A portaria determinou que os terminais alfandegados disponibilizassem o scanner sem custo para a União. Ocorre que alguns daqueles, sem controle adequado por parte do Estado, compraram tais equipamentos e começaram a cobrar por uma atividade de poder de polícia (segurança, vigilância sanitária), que não é serviço portuário requisitado pelo usuário.

Salta aos olhos, portanto, a motivação da decisão da Antaq pois, apesar de reconhecer que o escaneamento gera custos aos terminais (CAPEX e OPEX), a mesma insiste em não criar uma política ex ante, via price cap, para evitar abusos em relação ao preço, defendendo que a regulação ocorra somente em caso de abuso (ex post).

E como ficam as cobranças efetuadas até o momento? E os atuais valores? A decisão poderia retroagir até o início da cobrança feita “a reboque” de uma norma da Receita Federal? Como a agência permitiu que ela fosse feita durante tantos anos, sem que houvesse qualquer medida para evitar o abuso?
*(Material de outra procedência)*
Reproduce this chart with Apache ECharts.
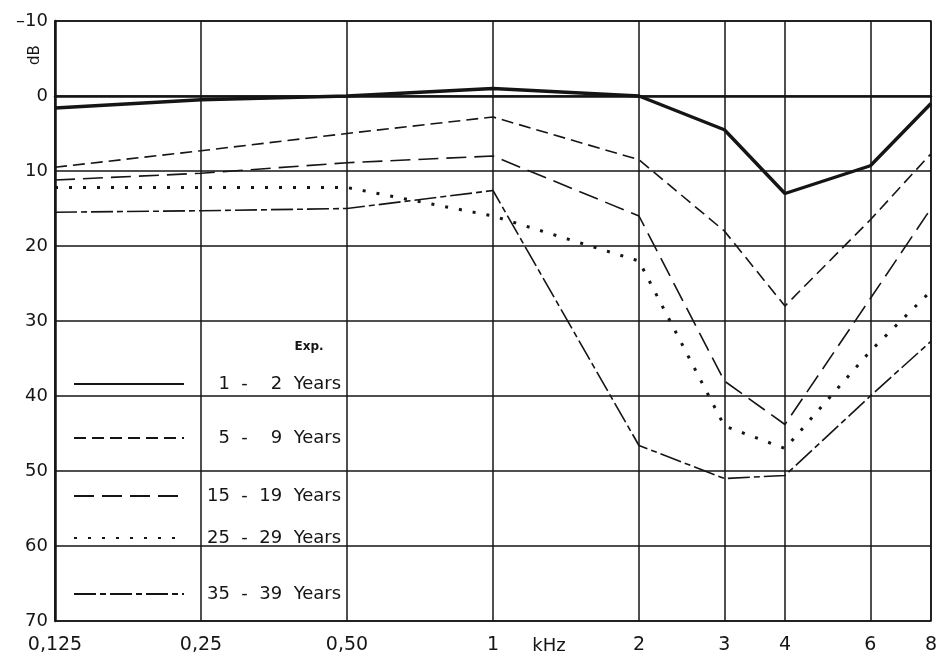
<!DOCTYPE html>
<html>
<head>
<meta charset="utf-8">
<title>Hearing threshold by years of exposure</title>
<script src="https://cdn.jsdelivr.net/npm/echarts@6/dist/echarts.min.js"></script>
<style>
  html, body { margin: 0; padding: 0; background: #ffffff; }
  #chart { width: 940px; height: 655px; }
</style>
</head>
<body>
<div id="chart"></div>
<script>
// Test frequencies (kHz) and their printed labels
const frequencies = [0.125, 0.25, 0.5, 1, 2, 3, 4, 6, 8];
const frequencyLabels = ['0,125', '0,25', '0,50', '1', '2', '3', '4', '6', '8'];

// Hearing level axis (dB), drawn downward
const levelTicks = [-10, 0, 10, 20, 30, 40, 50, 60, 70];
const levelLabels = ['\u201310', '0', '10', '20', '30', '40', '50', '60', '70'];

// Exposure groups (figure spaces keep the single digits in the units column)
const groupNames = [
  '\u20071  -  \u20072  Years',
  '\u20075  -  \u20079  Years',
  '15  -  19  Years',
  '25  -  29  Years',
  '35  -  39  Years'
];

// Mean threshold (dB) per frequency for each exposure group
const exposure1to2 = [1.6, 0.5, 0, -1, 0, 4.5, 13, 9.3, 1];
const exposure5to9 = [9.5, 7.3, 5, 2.8, 8.5, 18, 28, 16.5, 7.7];
const exposure15to19 = [11.2, 10.3, 8.9, 8, 16, 38, 43.8, 27, 15];
const exposure25to29 = [12.2, 12.2, 12.2, 16, 22, 44, 47, 34, 26];
const exposure35to39 = [15.5, 15.3, 15, 12.6, 46.6, 51, 50.6, 40, 32.7];

const groupValues = [exposure1to2, exposure5to9, exposure15to19, exposure25to29, exposure35to39];

const FONT = '"DejaVu Sans", "Liberation Sans", Arial, sans-serif';
const INK = '#151515';

// line look for each group
const groupLineStyles = [
  { width: 3.4, type: 'solid' },
  { width: 1.6, type: [12, 6] },
  { width: 1.6, type: [20, 8] },
  { width: 3, type: [3, 11], cap: 'butt' },
  { width: 1.6, type: [22, 4, 6, 4] }
];

// vertical centre of each legend row
const legendRowY = [383, 437, 495, 537, 593];

function labelFor(list, labels, v) {
  let best = 0;
  for (let i = 0; i < list.length; i++) {
    if (Math.abs(list[i] - v) < Math.abs(list[best] - v)) best = i;
  }
  return labels[best];
}

const series = groupNames.map((name, k) => ({
  name: name,
  type: 'line',
  symbol: 'none',
  silent: true,
  animation: false,
  lineStyle: Object.assign({ color: INK }, groupLineStyles[k]),
  itemStyle: { color: INK },
  data: frequencies.map((f, i) => [f, groupValues[k][i]])
}));

const legends = groupNames.map((name, k) => ({
  data: [name],
  left: 73,
  top: legendRowY[k] - 8,
  orient: 'vertical',
  padding: 0,
  itemWidth: 110,
  itemHeight: 16,
  selectedMode: false,
  itemStyle: { opacity: 0 },
  textStyle: {
    fontFamily: FONT,
    fontSize: 18,
    color: INK,
    padding: [0, 0, 0, 18]
  }
}));

const chart = echarts.init(document.getElementById('chart'), null, { renderer: 'canvas' });

chart.setOption({
  backgroundColor: '#ffffff',
  animation: false,
  grid: {
    left: 55, right: 5, top: 21, bottom: 34,
    show: true,
    borderColor: INK,
    borderWidth: 1.5
  },
  legend: legends,
  xAxis: {
    type: 'log',
    logBase: 2,
    min: 0.125,
    max: 8,
    axisLine: { show: true, lineStyle: { color: INK, width: 2.5 } },
    axisTick: { show: false, customValues: frequencies },
    axisLabel: {
      customValues: frequencies,
      margin: 15,
      fontFamily: FONT,
      fontSize: 19,
      color: INK,
      formatter: v => labelFor(frequencies, frequencyLabels, v)
    },
    splitLine: { show: true, lineStyle: { color: INK, width: 1.5 } }
  },
  yAxis: {
    type: 'value',
    inverse: true,
    min: -10,
    max: 70,
    interval: 10,
    axisLine: { show: true, lineStyle: { color: INK, width: 2.5 } },
    axisTick: { show: false },
    axisLabel: {
      margin: 7,
      fontFamily: FONT,
      fontSize: 18,
      color: INK,
      formatter: v => labelFor(levelTicks, levelLabels, v)
    },
    splitLine: { show: true, lineStyle: { color: INK, width: 1.5 } }
  },
  graphic: [
    {
      type: 'text',
      x: 35, y: 55,
      rotation: Math.PI / 2,
      style: { text: 'dB', fontFamily: FONT, fontSize: 15, fill: INK, align: 'center', verticalAlign: 'middle' }
    },
    {
      type: 'text',
      x: 549, y: 646,
      style: { text: 'kHz', fontFamily: FONT, fontSize: 18, fill: INK, align: 'center', verticalAlign: 'middle' }
    },
    {
      type: 'text',
      x: 309, y: 347,
      style: { text: 'Exp.', fontFamily: FONT, fontSize: 12, fontWeight: 'bold', fill: INK, align: 'center', verticalAlign: 'middle' }
    }
  ],
  series: series
});
</script>
</body>
</html>
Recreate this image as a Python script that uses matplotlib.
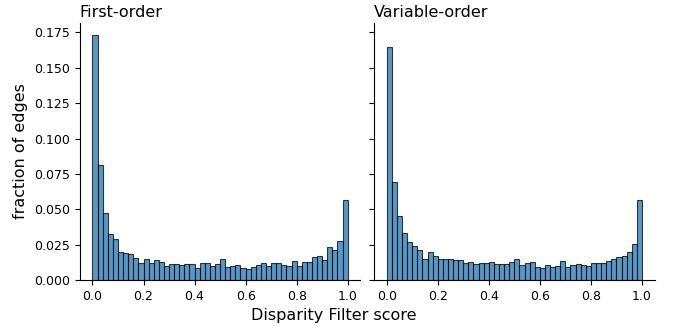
import numpy as np
import matplotlib
matplotlib.use("Agg")
import matplotlib.pyplot as plt

# histogram values (fraction of edges per bin, 50 bins over [0, 1])
first_order = [0.173, 0.081, 0.0477, 0.0326, 0.0287, 0.0198, 0.0194, 0.0182, 0.0156, 0.0120,
               0.0146, 0.0123, 0.0139, 0.0128, 0.0099, 0.0113, 0.0111, 0.0106, 0.0116, 0.0113,
               0.0085, 0.0118, 0.0118, 0.0098, 0.0112, 0.0151, 0.0095, 0.0102, 0.0104, 0.0087,
               0.0078, 0.0090, 0.0109, 0.0118, 0.0099, 0.0120, 0.0123, 0.0106, 0.0099, 0.0132,
               0.0097, 0.0128, 0.0125, 0.0165, 0.0172, 0.0142, 0.0232, 0.0213, 0.0274, 0.0565]
variable_order = [0.165, 0.0694, 0.0451, 0.0333, 0.0272, 0.0243, 0.0210, 0.0149, 0.0201, 0.0172,
                  0.0146, 0.0146, 0.0151, 0.0139, 0.0144, 0.0118, 0.0130, 0.0111, 0.0120, 0.0118,
                  0.0130, 0.0116, 0.0116, 0.0114, 0.0125, 0.0146, 0.0104, 0.0118, 0.0125, 0.0090,
                  0.0087, 0.0104, 0.0092, 0.0097, 0.0137, 0.0090, 0.0104, 0.0113, 0.0106, 0.0099,
                  0.0118, 0.0118, 0.0118, 0.0135, 0.0146, 0.0163, 0.0172, 0.0198, 0.0253, 0.0565]
titles = ["First-order", "Variable-order"]
bins = np.linspace(0, 1, 51)

plt.rcParams['font.family'] = 'DejaVu Sans'
fig, axes = plt.subplots(1, 2, figsize=(6.78, 3.26), dpi=100, sharey=True)
fig.subplots_adjust(left=79.7/678, right=654.7/678, bottom=1-280/326, top=1-23/326, wspace=0.048)

for ax, vals, title in zip(axes, [first_order, variable_order], titles):
    ax.bar(bins[:-1], vals, width=np.diff(bins), align='edge',
           color='#1f77b4', alpha=0.75, edgecolor='black', linewidth=0.8)
    ax.set_title(title, loc='left', fontsize=11.5, pad=4)
    ax.spines['top'].set_visible(False)
    ax.spines['right'].set_visible(False)
    ax.set_xticks([0.0, 0.2, 0.4, 0.6, 0.8, 1.0])
    ax.tick_params(axis='both', labelsize=9)
    ax.margins(x=0.05)

axes[0].set_ylabel('fraction of edges', fontsize=11.5)
axes[0].set_yticks(np.arange(0, 0.176, 0.025))
fig.supxlabel('Disparity Filter score', fontsize=11.5, x=333.7/678, y=0.01)

fig.savefig('out.png', dpi=100)
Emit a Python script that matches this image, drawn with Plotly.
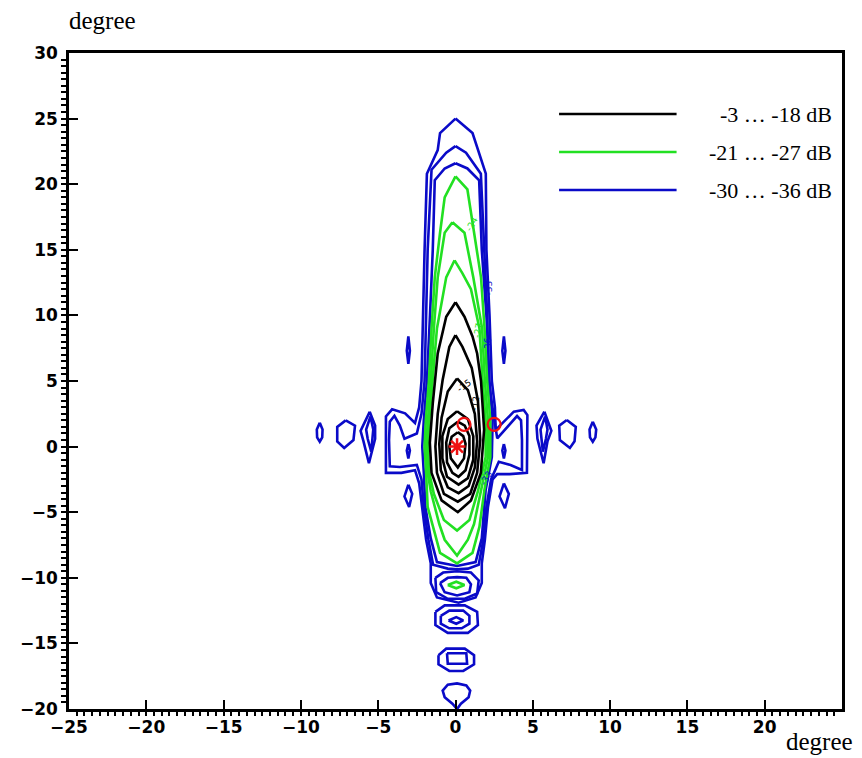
import plotly.graph_objects as go

# ---------------- data (degrees) ----------------
x_ticks = [-25, -20, -15, -10, -5, 0, 5, 10, 15, 20]
y_ticks = [-20, -15, -10, -5, 0, 5, 10, 15, 20, 25, 30]

legend_labels = ["-3 \u2026 -18 dB", "-21 \u2026 -27 dB", "-30 \u2026 -36 dB"]

# black contours: -3 ... -18 dB
c_m3 = [(0.15,1.1),(-0.25,0.75),(-0.4,0.0),(-0.3,-0.9),(0.15,-1.6),(0.55,-0.9),(0.65,0.2),(0.5,0.8)]
c_m6 = [(0.15,1.9),(-0.4,1.4),(-0.6,0.3),(-0.55,-1.2),(-0.2,-2.0),(0.2,-2.3),(0.65,-1.8),(0.9,-0.6),(0.9,0.8),(0.6,1.6)]
c_m9 = [(0.1,2.7),(-0.5,2.1),(-0.85,0.8),(-0.85,-0.9),(-0.55,-2.3),(0.2,-2.9),(0.8,-2.4),(1.15,-1.0),(1.15,0.8),(0.8,2.1)]
c_m12 = [(0.1,5.2),(-0.5,4.2),(-0.9,2.2),(-1.05,0.2),(-0.95,-1.8),(-0.5,-3.1),(0.2,-3.55),(0.85,-3.0),(1.25,-1.6),(1.4,0.4),(1.25,2.5),(0.8,4.3)]
c_m15 = [(0.0,8.5),(-0.4,7.6),(-0.83,5.1),(-1.15,2.5),(-1.3,0.0),(-1.2,-2.0),(-0.75,-3.6),(0.15,-4.2),(0.95,-3.6),(1.4,-2.0),(1.6,0.5),(1.45,3.5),(1.05,6.0),(0.45,7.6)]
c_m18 = [(0.0,11.0),(-0.6,9.9),(-1.15,7.1),(-1.47,3.3),(-1.66,0.3),(-1.55,-2.0),(-0.9,-4.1),(0.15,-5.0),(1.0,-4.1),(1.64,-2.0),(1.85,1.3),(1.65,5.0),(1.4,7.1),(1.1,8.4),(0.58,9.9)]

# green contours: -21 ... -27 dB
c_m21 = [(-0.06,14.2),(-0.6,12.9),(-1.2,9.0),(-1.5,5.0),(-1.7,2.0),(-1.8,0.0),(-1.7,-2.0),(-1.4,-3.6),(-0.75,-5.6),(0.1,-6.4),(0.9,-5.6),(1.45,-3.4),(1.95,-0.8),(1.95,2.0),(1.75,5.0),(1.55,9.0),(1.0,12.0),(0.45,13.2)]
c_m24 = [(-0.2,17.1),(-0.7,16.3),(-1.15,12.9),(-1.4,9.0),(-1.6,5.0),(-1.8,2.0),(-1.9,0.0),(-1.8,-2.0),(-1.6,-3.4),(-1.05,-5.9),(-0.7,-7.1),(0.1,-8.3),(0.8,-7.1),(1.2,-5.9),(1.65,-3.4),(2.1,-0.8),(2.1,2.0),(1.9,5.0),(1.72,9.0),(1.15,12.9),(0.58,16.3)]
c_m27 = [(0.0,20.6),(-0.7,19.0),(-1.0,16.3),(-1.34,12.9),(-1.55,9.0),(-1.72,5.0),(-1.92,2.0),(-2.0,0.0),(-1.9,-2.0),(-1.8,-4.6),(-1.34,-6.6),(-1.0,-8.1),(0.1,-8.9),(1.1,-8.1),(1.55,-6.1),(1.87,-3.3),(2.25,-0.8),(2.25,2.0),(2.05,5.0),(1.88,9.0),(1.65,12.9),(1.2,16.3),(0.9,18.3),(0.77,19.6)]
c_m27_lobe1 = [(-0.5,-10.55),(0.05,-10.3),(0.58,-10.55),(0.05,-10.8)]

# blue contours: -30 ... -36 dB
c_m30 = [(0.0,21.6),(-0.7,21.2),(-1.34,20.3),(-1.47,15.0),(-1.65,10.0),(-1.85,5.0),(-2.05,2.0),(-2.15,0.0),(-2.05,-2.0),(-1.95,-4.6),(-1.6,-7.0),(-1.2,-8.8),(0.1,-9.1),(1.3,-8.8),(1.7,-7.0),(1.95,-3.3),(2.35,-0.8),(2.4,2.0),(2.2,5.0),(2.0,10.0),(1.7,15.0),(1.53,20.3),(0.77,21.2)]
c_m33 = [(0.0,22.9),(-0.6,22.4),(-1.55,21.1),(-1.8,15.0),(-1.9,10.0),(-2.0,5.0),(-2.2,2.5),(-2.5,1.0),(-3.3,0.6),(-3.6,1.6),(-3.95,2.35),(-4.25,1.9),(-4.3,0.5),(-4.25,-1.5),(-3.6,-1.55),(-2.5,-1.4),(-2.2,-2.5),(-2.05,-4.6),(-1.75,-7.1),(-1.45,-9.0),(-0.5,-9.3),(0.1,-9.35),(0.8,-9.3),(1.5,-9.0),(1.8,-7.1),(2.0,-4.6),(2.3,-2.5),(2.8,-1.15),(3.56,-1.4),(4.3,-1.78),(4.3,0.5),(4.24,2.0),(3.98,2.33),(3.56,1.78),(2.7,0.63),(2.45,2.5),(2.15,5.0),(2.05,10.0),(1.85,15.0),(1.64,20.8),(0.68,22.4)]
c_m36 = [(0.0,25.0),(-1.0,23.9),(-1.15,22.6),(-1.85,20.8),(-2.0,15.0),(-2.1,10.0),(-2.2,5.0),(-2.35,3.0),(-2.62,1.8),(-3.26,2.54),(-4.1,2.84),(-4.5,2.3),(-4.5,-2.0),(-3.5,-2.0),(-2.62,-1.8),(-2.35,-2.8),(-2.15,-4.6),(-1.9,-7.1),(-1.6,-8.9),(-1.6,-10.4),(-1.2,-11.5),(0.2,-11.9),(1.3,-11.5),(1.7,-10.4),(1.7,-8.9),(1.9,-7.1),(2.1,-4.6),(2.4,-2.5),(2.7,-2.1),(3.5,-2.1),(4.62,-2.0),(4.65,2.4),(4.41,2.79),(3.77,2.66),(2.6,1.27),(2.55,3.0),(2.35,5.0),(2.2,10.0),(2.0,15.0),(1.96,20.8),(1.1,23.9)]
lobe1_m33 = [(-1.3,-10.0),(-0.8,-9.6),(0.1,-9.5),(1.0,-9.6),(1.5,-10.2),(1.4,-11.2),(0.6,-11.6),(-0.5,-11.6),(-1.25,-11.1)]
lobe1_m30 = [(-1.0,-10.4),(-0.5,-10.0),(0.1,-9.95),(0.7,-10.0),(1.0,-10.5),(0.9,-11.1),(0.1,-11.35),(-0.7,-11.1)]
lobe2_out = [(-1.3,-12.6),(-0.7,-12.1),(0.6,-12.1),(1.4,-12.6),(1.45,-13.6),(0.8,-14.2),(-0.5,-14.2),(-1.3,-13.6)]
lobe2_mid = [(-0.95,-12.9),(-0.4,-12.5),(0.5,-12.5),(0.9,-12.9),(0.9,-13.5),(0.4,-13.85),(-0.4,-13.85),(-0.95,-13.5)]
lobe2_in = [(-0.45,-13.25),(0.05,-13.0),(0.5,-13.25),(0.05,-13.5)]
lobe3_out = [(-1.1,-15.9),(-0.6,-15.4),(0.6,-15.4),(1.2,-15.9),(1.2,-16.6),(0.5,-17.1),(-0.4,-17.1),(-1.1,-16.6)]
lobe3_in = [(-0.55,-15.75),(0.7,-15.75),(0.75,-16.55),(-0.5,-16.55)]
lobe4 = [(0.1,-20.0),(-0.2,-19.6),(-0.7,-19.1),(-0.83,-18.6),(-0.5,-18.15),(0.1,-18.05),(0.7,-18.2),(0.95,-18.6),(0.85,-19.1),(0.35,-19.6)]
side_l1 = [(-8.78,1.82),(-8.6,1.3),(-8.62,0.7),(-8.78,0.37),(-8.95,0.7),(-8.97,1.3)]
side_l2 = [(-7.1,2.0),(-6.5,1.6),(-6.6,0.5),(-7.2,-0.1),(-7.65,0.4),(-7.65,1.5)]
side_l3 = [(-5.55,2.66),(-5.2,1.6),(-5.2,0.6),(-5.6,-1.27),(-5.95,0.4),(-6.14,1.2)]
side_l3i = [(-5.5,2.3),(-5.32,1.3),(-5.45,-0.39),(-5.68,0.6),(-5.78,1.3)]
side_l4 = [(-3.05,0.2),(-2.95,-0.3),(-3.05,-0.9),(-3.15,-0.3)]
side_l5 = [(-3.05,-2.9),(-2.8,-3.6),(-3.0,-4.6),(-3.3,-3.8)]
side_l6 = [(-3.05,8.4),(-2.95,7.3),(-3.05,6.3),(-3.15,7.3)]
side_r1 = [(8.88,1.9),(9.1,1.3),(9.05,0.7),(8.88,0.37),(8.7,0.7),(8.67,1.3)]
side_r2 = [(7.2,2.03),(7.78,1.5),(7.7,0.4),(7.4,-0.1),(6.75,0.5),(6.71,1.6)]
side_r3 = [(5.75,2.66),(6.2,1.2),(5.95,0.4),(5.7,-1.27),(5.3,0.6),(5.24,1.6)]
side_r3i = [(5.8,2.3),(5.95,1.3),(5.85,0.6),(5.65,-0.39),(5.5,1.3)]
side_r4 = [(3.13,0.2),(3.23,-0.3),(3.13,-0.9),(3.03,-0.3)]
side_r5 = [(3.13,-2.8),(3.45,-3.6),(3.2,-4.7),(2.85,-3.8)]
side_r6 = [(3.13,8.4),(3.23,7.3),(3.13,6.3),(3.03,7.3)]

black_contours = [c_m3, c_m6, c_m9, c_m12, c_m15, c_m18]
green_contours = [c_m21, c_m24, c_m27, c_m27_lobe1]
blue_contours = [c_m30, c_m33, c_m36, lobe1_m33, lobe1_m30, lobe2_out, lobe2_mid, lobe2_in,
                 lobe3_out, lobe3_in, lobe4, side_l1, side_l2, side_l3, side_l3i, side_l4,
                 side_l5, side_l6, side_r1, side_r2, side_r3, side_r3i, side_r4, side_r5, side_r6]

# small in-line contour level labels (text, x, y, angle, colour key)
level_label_text = ["-33", "-36", "-27", "-24", "-15", "-12", "-33"]
level_label_x = [2.15, 2.1, 1.45, 1.05, 0.55, 1.3, 2.0]
level_label_y = [12.1, 7.8, 8.9, 17.0, 4.6, 3.3, -2.4]
level_label_angle = [-90, -90, -80, -60, -35, -80, -60]
level_label_col = ["b", "b", "g", "g", "k", "k", "b"]

max_x, max_y = [0.1], [0.0]
marker_x, marker_y = [0.55, 2.5], [1.7, 1.7]

BLACK, GREEN, BLUE, RED = "#000000", "#22e022", "#0a0ac8", "#ee1111"
COLMAP = {"k": BLACK, "g": GREEN, "b": BLUE}

fig = go.Figure()

def add_group(contours, color):
    xs, ys = [], []
    for c in contours:
        pts = list(c) + [c[0]]
        xs += [p[0] for p in pts] + [None]
        ys += [p[1] for p in pts] + [None]
    fig.add_trace(go.Scatter(x=xs, y=ys, mode="lines", line=dict(color=color, width=2.6),
                             showlegend=False, hoverinfo="skip"))

add_group(blue_contours, BLUE)
add_group(green_contours, GREEN)
add_group(black_contours, BLACK)

fig.add_trace(go.Scatter(x=max_x, y=max_y, mode="markers",
                         marker=dict(symbol="asterisk-open", size=14, color=RED, line=dict(color=RED, width=2.5)),
                         showlegend=False))
fig.add_trace(go.Scatter(x=marker_x, y=marker_y, mode="markers",
                         marker=dict(symbol="circle-open", size=13, color=RED, line=dict(color=RED, width=2.2)),
                         showlegend=False))

tickfont = dict(family="DejaVu Sans", size=17, color="black", weight="bold")
fig.update_xaxes(range=[-25, 25], tickvals=x_ticks, ticktext=[("\u2212" + str(-v)) if v < 0 else str(v) for v in x_ticks],
                 ticks="inside", ticklen=9, tickwidth=2, tickcolor="black",
                 minor=dict(ticks="outside", ticklen=4, tickwidth=1.5, dtick=0.5, tickcolor="black"),
                 showline=True, linewidth=2.5, linecolor="black", mirror=True,
                 showgrid=False, zeroline=False, tickfont=tickfont, ticklabelstandoff=1)
fig.update_yaxes(range=[-20, 30], tickvals=y_ticks, ticktext=[("\u2212" + str(-v)) if v < 0 else str(v) for v in y_ticks],
                 ticks="inside", ticklen=9, tickwidth=2, tickcolor="black",
                 minor=dict(ticks="outside", ticklen=5, tickwidth=1.5, dtick=0.5, tickcolor="black"),
                 showline=True, linewidth=2.5, linecolor="black", mirror=True,
                 showgrid=False, zeroline=False, tickfont=tickfont, ticklabelstandoff=5)

# legend drawn as lines + labels in paper space
legend_colors = [BLACK, GREEN, BLUE]
legend_rows = [0.907, 0.849, 0.791]
shapes, annos = [], []
for lab, col, yy in zip(legend_labels, legend_colors, legend_rows):
    shapes.append(dict(type="line", xref="paper", yref="paper", x0=0.634, x1=0.786, y0=yy, y1=yy,
                       line=dict(color=col, width=2.5)))
    annos.append(dict(xref="paper", yref="paper", x=0.99, y=yy, xanchor="right", yanchor="middle",
                      text=lab, showarrow=False, font=dict(family="Liberation Serif", size=22, color="black")))
annos.append(dict(xref="paper", yref="paper", x=-0.003, y=1.05, xanchor="left", yanchor="middle",
                  text="degree", showarrow=False, font=dict(family="Liberation Serif", size=25, color="black")))
annos.append(dict(xref="paper", yref="paper", x=1.017, y=-0.05, xanchor="right", yanchor="middle",
                  text="degree", showarrow=False, font=dict(family="Liberation Serif", size=25, color="black")))
for t, lx, ly, ang, ck in zip(level_label_text, level_label_x, level_label_y, level_label_angle, level_label_col):
    annos.append(dict(xref="x", yref="y", x=lx, y=ly, text=t, textangle=ang, showarrow=False,
                      font=dict(family="DejaVu Sans", size=9, color=COLMAP[ck])))

# the page adds an 8 px body margin, so the figure is sized to fit inside it
fig.update_layout(width=854, height=750, margin=dict(l=52, r=20, t=45, b=49),
                  paper_bgcolor="white", plot_bgcolor="white", shapes=shapes, annotations=annos,
                  showlegend=False)

fig.write_html("out.html")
Não obstante o esforço do seu qualificado quadro de servidores e a sua curva de aprendizado ao longo dos anos, conhecendo cada vez mais o setor por ela regulado, a Antaq ainda não tem sido capaz de resolver esse problema causado pelas externalidades negativas decorrentes dessa política de apurar as denúncias de abuso somente depois que ocorrem e, quando for o caso, aplicar uma multa (passível de judicialização). Parece-nos que a ratio da política-decisão merece uma análise detalhada e eventual ajuste.

Por tais motivos, o problema continua sem solução adequada e os prejudicados com a decisão e eventualmente insatisfeitos com o valor abusivo da cobrança possuem elementos suficientes para exigirem redução do valor e, se for o caso, a devolução do que foi pago acima dos custos marginais, até que melhor solução seja dada. Como dito, não será tarefa fácil, mas a Antaq vem, cada vez mais, destacando-se na busca de soluções para equilibrar os interesses.